A Contemporary Art Story: Artists and Collectors by Pamela Beck




by Pamela Beck
I’ve known of friendships between collectors and the artists they collect, where everything is simpatico. There’s a meeting of the minds whenever they talk and the collectors get first dibs on the artists’ new work.
But that’s not the tale of this reporter, no. More often what I’ve seen resembles the ongoing turf war between mothers and teenage daughters. Here’s a peek into these rich and often adversarial-by-nature territories.
It starts out:
“I’m interested in your new work and can’t wait to see it, “ says the collector to the artist. (”I’m excited that you found a college you like and hope you get accepted,” says the mother to the daughter.)
That turns into: “When are you finally going to finish that new work?” (“When did you say that admission application deadline is?”)
And ends up: “I can’t believe it’s taking you so long; how hard can it be to complete? (“I can’t believe it’s taking you so long; how hard can it be to complete?”)
In any relationship where somebody wants something from you, you’re probably going to resent being told how quickly to do it. And whether it’s an artist or teenager pressed into service, the response is likely to be a major eye roll coupled with colorful unprintable responses that signal “don’t push me.”
Norman Rockwell
Norman Rockwell, "The Connoisseur", 1962 The Saturday Evening Post, January 13, 1962 (cover) Oil on canvas mounted on board 37 3/4 x 31 1/2 in. Private collection
In the case of an artwork, a personal, complicated act of unique invention has occurred that can’t be punched out on a time sheet for an impatient collector. (The teenager parallel stops here, however. If you’re reading this high school seniors, punch the damn timesheet; the admissions office could care less about your aversion to deadlines.)
When the artwork is finally done, the artist and collector meet again. They exchange pleasantries, but their true heated feelings float above their heads like visible thought bubbles. The collector expects the artist to miraculously distill the abstract process of creation into explanations that will enlighten the collector and rationalize the purchase of this long awaited work of art.
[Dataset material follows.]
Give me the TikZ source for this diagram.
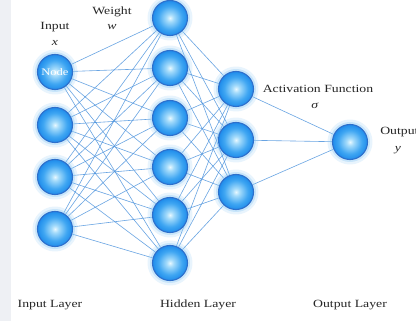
\documentclass[tikz,border=0pt]{standalone}
\usepackage{fontspec}
\setmainfont{Liberation Serif}
\definecolor{wire}{HTML}{4F95DE}
\definecolor{nodeline}{HTML}{2E6FCB}
\definecolor{ballA}{HTML}{E8F8FF}
\definecolor{ballB}{HTML}{A6DCFB}
\definecolor{ballC}{HTML}{3FA6F2}
\definecolor{ballD}{HTML}{1F8CEB}
\definecolor{glow}{HTML}{8FCBF5}
\definecolor{strip}{HTML}{EEF0F4}
\pgfdeclareradialshading{ball}{\pgfpoint{0bp}{0bp}}{color(0bp)=(ballA); color(5bp)=(ballB); color(17bp)=(ballC); color(25bp)=(ballD); color(50bp)=(ballD)}
\pgfdeclarelayer{bg}
\pgfsetlayers{bg,main}
\begin{document}
\begin{tikzpicture}[x=1pt,y=1pt,line join=round,line cap=round,font=\fontsize{11}{13}\selectfont,
	neuron/.style={circle,minimum size=35pt,inner sep=0pt,draw=nodeline,line width=1.1pt,shading=ball,
		preaction={draw=glow,line width=10pt,opacity=0.2},
		preaction={draw=glow,line width=5pt,opacity=0.35}},
	lab/.style={xscale=1.25,transform shape,inner sep=0pt,text=black!85},
	edge/.style={draw=wire,line width=0.6pt,opacity=0.85}]
	\useasboundingbox (0,0) rectangle (416,-321);
	% cac nut
	\foreach \n/\y in {1/72,2/125,3/177,4/229}{
		\node[neuron] (i\n) at (55,-\y) {};
	}
	\foreach \n/\y in {1/18,2/68,3/118,4/167,5/215,6/263}{
		\node[neuron] (h\n) at (170,-\y) {};
	}
	\foreach \n/\y in {1/89,2/140,3/192}{
		\node[neuron] (a\n) at (236,-\y) {};
	}
	\node[neuron] (o1) at (350,-142) {};
	\node[lab,text=white,font=\fontsize{10}{12}\selectfont] (tNode) at (i1) {Node};
	% nen va cac canh
	\begin{pgfonlayer}{bg}
		\fill[white] (0,0) rectangle (416,-321);
		\fill[strip] (0,0) rectangle (11,-321);
		\foreach \i in {1,...,4}{
			\foreach \j in {1,...,6}{
				\draw[edge] (i\i) -- (h\j);
			}
		}
		\foreach \i in {1,...,6}{
			\foreach \j in {1,2,3}{
				\draw[edge] (h\i) -- (a\j);
			}
		}
		\foreach \i in {1,2,3}{
			\draw[edge] (a\i) -- (o1);
		}
	\end{pgfonlayer}
	% nhan
	\node[lab] (tIn) at (55,-27) {Input};
	\node[lab] (tx) at (55,-43) {\textit{x}};
	\node[lab] (tW) at (112,-12) {Weight};
	\node[lab] (tw) at (112,-27) {\textit{w}};
	\node[lab] (tAct) at (318,-89) {Activation Function};
	\node[lab] (ts) at (315,-106) {\textit{σ}};
	\node[lab,anchor=west] (tOut) at (380,-132) {Output};
	\node[lab] (ty) at (398,-150) {\textit{y}};
	\node[lab] (l1) at (50,-305) {Input Layer};
	\node[lab] (l2) at (198,-305) {Hidden Layer};
	\node[lab] (l3) at (350,-305) {Output Layer};
\end{tikzpicture}
\end{document}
But by this time, the artist, protective of the art and irritated by the collector, would rather donate the work to an overseas children’s orphanage or at least, find a more sophisticated collector. The collector, at this point, often feels the artist is acting entitled or suffers from delusions of grandeur. And what’s more, the collector thinks, the artist should take less money. After all, the artist gets to paint all day, and in comfortable clothes too. What’s to complain about?
But then, they both eye the artwork. The artist sees that the collector really does like it and can buy it on the spot. The collector sees the artist may have a Napoleon complex but the work is really good, so who cares? The artwork wins. It gets sold and all is good until the next round begins again.
Mothers and teens, artists and collectors, this is their story: inextricably connected, eternally annoyed.